▶ _EXERCISE DIRECTIONS_: Without the pictures, set down every line of the data exactly.

|---|

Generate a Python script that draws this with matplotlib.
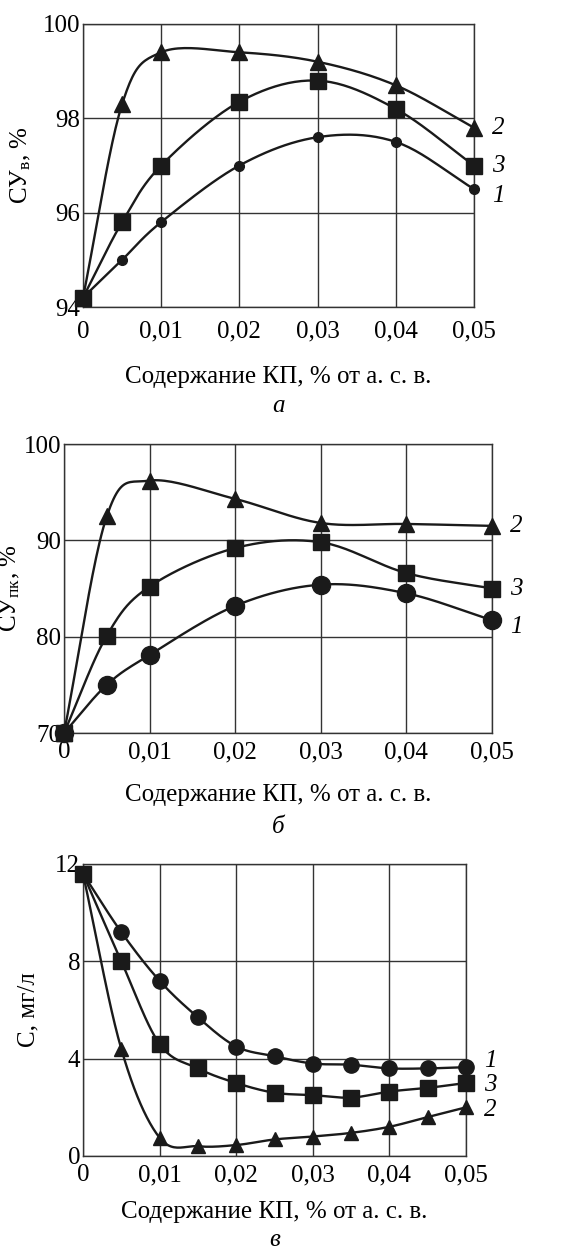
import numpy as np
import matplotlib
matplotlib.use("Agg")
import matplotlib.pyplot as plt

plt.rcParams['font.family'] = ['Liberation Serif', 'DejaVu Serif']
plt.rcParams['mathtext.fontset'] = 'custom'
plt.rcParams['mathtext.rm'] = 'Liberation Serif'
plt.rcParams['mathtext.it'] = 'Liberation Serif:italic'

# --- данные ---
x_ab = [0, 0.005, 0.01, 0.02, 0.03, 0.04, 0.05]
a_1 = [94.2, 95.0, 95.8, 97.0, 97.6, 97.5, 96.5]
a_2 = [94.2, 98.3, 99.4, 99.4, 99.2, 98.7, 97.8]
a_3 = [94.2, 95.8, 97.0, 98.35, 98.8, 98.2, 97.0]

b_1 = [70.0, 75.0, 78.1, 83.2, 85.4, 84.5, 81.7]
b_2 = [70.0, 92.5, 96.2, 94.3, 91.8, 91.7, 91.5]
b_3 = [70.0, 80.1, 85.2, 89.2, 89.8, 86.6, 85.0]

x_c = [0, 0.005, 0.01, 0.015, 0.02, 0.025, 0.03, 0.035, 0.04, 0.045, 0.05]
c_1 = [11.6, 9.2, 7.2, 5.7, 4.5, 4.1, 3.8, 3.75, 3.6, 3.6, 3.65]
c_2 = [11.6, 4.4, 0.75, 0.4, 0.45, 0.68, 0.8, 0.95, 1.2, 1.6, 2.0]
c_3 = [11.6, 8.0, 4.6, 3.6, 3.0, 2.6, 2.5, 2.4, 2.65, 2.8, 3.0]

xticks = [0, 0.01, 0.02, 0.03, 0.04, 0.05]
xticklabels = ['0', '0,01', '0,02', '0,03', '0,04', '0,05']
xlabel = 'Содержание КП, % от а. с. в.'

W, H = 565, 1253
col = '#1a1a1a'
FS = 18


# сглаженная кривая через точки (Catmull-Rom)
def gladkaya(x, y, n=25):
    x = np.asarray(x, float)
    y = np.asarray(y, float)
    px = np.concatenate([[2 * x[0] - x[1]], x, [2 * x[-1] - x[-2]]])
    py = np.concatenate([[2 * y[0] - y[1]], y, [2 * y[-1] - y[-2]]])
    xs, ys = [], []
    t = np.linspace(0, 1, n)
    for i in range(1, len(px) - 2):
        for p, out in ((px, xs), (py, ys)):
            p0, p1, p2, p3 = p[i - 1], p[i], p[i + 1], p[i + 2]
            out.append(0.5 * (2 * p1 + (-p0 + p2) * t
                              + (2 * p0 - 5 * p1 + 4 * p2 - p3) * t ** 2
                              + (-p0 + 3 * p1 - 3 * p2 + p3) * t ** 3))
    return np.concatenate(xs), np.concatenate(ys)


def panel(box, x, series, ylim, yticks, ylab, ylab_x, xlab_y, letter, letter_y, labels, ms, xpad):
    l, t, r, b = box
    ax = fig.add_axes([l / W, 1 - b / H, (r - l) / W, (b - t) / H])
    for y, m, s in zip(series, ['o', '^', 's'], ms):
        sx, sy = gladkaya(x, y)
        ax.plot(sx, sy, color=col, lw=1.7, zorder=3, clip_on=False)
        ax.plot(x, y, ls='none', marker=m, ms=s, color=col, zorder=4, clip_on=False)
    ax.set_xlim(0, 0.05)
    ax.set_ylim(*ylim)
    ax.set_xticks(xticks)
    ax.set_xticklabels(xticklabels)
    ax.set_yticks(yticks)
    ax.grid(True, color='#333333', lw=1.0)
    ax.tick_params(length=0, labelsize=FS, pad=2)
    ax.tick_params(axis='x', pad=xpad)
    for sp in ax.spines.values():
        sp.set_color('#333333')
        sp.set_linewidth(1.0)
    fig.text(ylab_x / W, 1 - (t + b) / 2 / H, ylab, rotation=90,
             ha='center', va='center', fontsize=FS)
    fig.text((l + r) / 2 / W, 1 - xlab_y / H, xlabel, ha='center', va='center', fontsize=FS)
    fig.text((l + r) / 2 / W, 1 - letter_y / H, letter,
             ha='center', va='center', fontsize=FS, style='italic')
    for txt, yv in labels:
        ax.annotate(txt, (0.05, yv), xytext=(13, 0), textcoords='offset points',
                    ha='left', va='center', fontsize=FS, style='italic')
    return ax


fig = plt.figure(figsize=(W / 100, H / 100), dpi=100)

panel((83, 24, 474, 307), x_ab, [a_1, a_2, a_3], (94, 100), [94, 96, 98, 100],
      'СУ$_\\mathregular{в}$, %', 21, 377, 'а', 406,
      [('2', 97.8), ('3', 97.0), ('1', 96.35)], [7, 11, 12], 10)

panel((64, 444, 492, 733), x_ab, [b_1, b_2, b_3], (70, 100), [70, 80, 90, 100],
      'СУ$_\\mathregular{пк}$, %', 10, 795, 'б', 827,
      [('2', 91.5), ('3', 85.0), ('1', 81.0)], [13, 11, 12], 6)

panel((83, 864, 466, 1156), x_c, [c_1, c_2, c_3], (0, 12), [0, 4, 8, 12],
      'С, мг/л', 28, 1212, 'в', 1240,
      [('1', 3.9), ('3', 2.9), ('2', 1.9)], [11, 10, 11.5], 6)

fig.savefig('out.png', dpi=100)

|---|

▶ _RESULT_:
Generate a Python script that draws this with matplotlib.
import numpy as np
import matplotlib
matplotlib.use("Agg")
import matplotlib.pyplot as plt

plt.rcParams['font.family'] = ['Liberation Serif', 'DejaVu Serif']
plt.rcParams['mathtext.fontset'] = 'custom'
plt.rcParams['mathtext.rm'] = 'Liberation Serif'
plt.rcParams['mathtext.it'] = 'Liberation Serif:italic'

# --- данные ---
x_ab = [0, 0.005, 0.01, 0.02, 0.03, 0.04, 0.05]
a_1 = [94.2, 95.0, 95.8, 97.0, 97.6, 97.5, 96.5]
a_2 = [94.2, 98.3, 99.4, 99.4, 99.2, 98.7, 97.8]
a_3 = [94.2, 95.8, 97.0, 98.35, 98.8, 98.2, 97.0]

b_1 = [70.0, 75.0, 78.1, 83.2, 85.4, 84.5, 81.7]
b_2 = [70.0, 92.5, 96.2, 94.3, 91.8, 91.7, 91.5]
b_3 = [70.0, 80.1, 85.2, 89.2, 89.8, 86.6, 85.0]

x_c = [0, 0.005, 0.01, 0.015, 0.02, 0.025, 0.03, 0.035, 0.04, 0.045, 0.05]
c_1 = [11.6, 9.2, 7.2, 5.7, 4.5, 4.1, 3.8, 3.75, 3.6, 3.6, 3.65]
c_2 = [11.6, 4.4, 0.75, 0.4, 0.45, 0.68, 0.8, 0.95, 1.2, 1.6, 2.0]
c_3 = [11.6, 8.0, 4.6, 3.6, 3.0, 2.6, 2.5, 2.4, 2.65, 2.8, 3.0]

xticks = [0, 0.01, 0.02, 0.03, 0.04, 0.05]
xticklabels = ['0', '0,01', '0,02', '0,03', '0,04', '0,05']
xlabel = 'Содержание КП, % от а. с. в.'

W, H = 565, 1253
col = '#1a1a1a'
FS = 18


# сглаженная кривая через точки (Catmull-Rom)
def gladkaya(x, y, n=25):
    x = np.asarray(x, float)
    y = np.asarray(y, float)
    px = np.concatenate([[2 * x[0] - x[1]], x, [2 * x[-1] - x[-2]]])
    py = np.concatenate([[2 * y[0] - y[1]], y, [2 * y[-1] - y[-2]]])
    xs, ys = [], []
    t = np.linspace(0, 1, n)
    for i in range(1, len(px) - 2):
        for p, out in ((px, xs), (py, ys)):
            p0, p1, p2, p3 = p[i - 1], p[i], p[i + 1], p[i + 2]
            out.append(0.5 * (2 * p1 + (-p0 + p2) * t
                              + (2 * p0 - 5 * p1 + 4 * p2 - p3) * t ** 2
                              + (-p0 + 3 * p1 - 3 * p2 + p3) * t ** 3))
    return np.concatenate(xs), np.concatenate(ys)


def panel(box, x, series, ylim, yticks, ylab, ylab_x, xlab_y, letter, letter_y, labels, ms, xpad):
    l, t, r, b = box
    ax = fig.add_axes([l / W, 1 - b / H, (r - l) / W, (b - t) / H])
    for y, m, s in zip(series, ['o', '^', 's'], ms):
        sx, sy = gladkaya(x, y)
        ax.plot(sx, sy, color=col, lw=1.7, zorder=3, clip_on=False)
        ax.plot(x, y, ls='none', marker=m, ms=s, color=col, zorder=4, clip_on=False)
    ax.set_xlim(0, 0.05)
    ax.set_ylim(*ylim)
    ax.set_xticks(xticks)
    ax.set_xticklabels(xticklabels)
    ax.set_yticks(yticks)
    ax.grid(True, color='#333333', lw=1.0)
    ax.tick_params(length=0, labelsize=FS, pad=2)
    ax.tick_params(axis='x', pad=xpad)
    for sp in ax.spines.values():
        sp.set_color('#333333')
        sp.set_linewidth(1.0)
    fig.text(ylab_x / W, 1 - (t + b) / 2 / H, ylab, rotation=90,
             ha='center', va='center', fontsize=FS)
    fig.text((l + r) / 2 / W, 1 - xlab_y / H, xlabel, ha='center', va='center', fontsize=FS)
    fig.text((l + r) / 2 / W, 1 - letter_y / H, letter,
             ha='center', va='center', fontsize=FS, style='italic')
    for txt, yv in labels:
        ax.annotate(txt, (0.05, yv), xytext=(13, 0), textcoords='offset points',
                    ha='left', va='center', fontsize=FS, style='italic')
    return ax


fig = plt.figure(figsize=(W / 100, H / 100), dpi=100)

panel((83, 24, 474, 307), x_ab, [a_1, a_2, a_3], (94, 100), [94, 96, 98, 100],
      'СУ$_\\mathregular{в}$, %', 21, 377, 'а', 406,
      [('2', 97.8), ('3', 97.0), ('1', 96.35)], [7, 11, 12], 10)

panel((64, 444, 492, 733), x_ab, [b_1, b_2, b_3], (70, 100), [70, 80, 90, 100],
      'СУ$_\\mathregular{пк}$, %', 10, 795, 'б', 827,
      [('2', 91.5), ('3', 85.0), ('1', 81.0)], [13, 11, 12], 6)

panel((83, 864, 466, 1156), x_c, [c_1, c_2, c_3], (0, 12), [0, 4, 8, 12],
      'С, мг/л', 28, 1212, 'в', 1240,
      [('1', 3.9), ('3', 2.9), ('2', 1.9)], [11, 10, 11.5], 6)

fig.savefig('out.png', dpi=100)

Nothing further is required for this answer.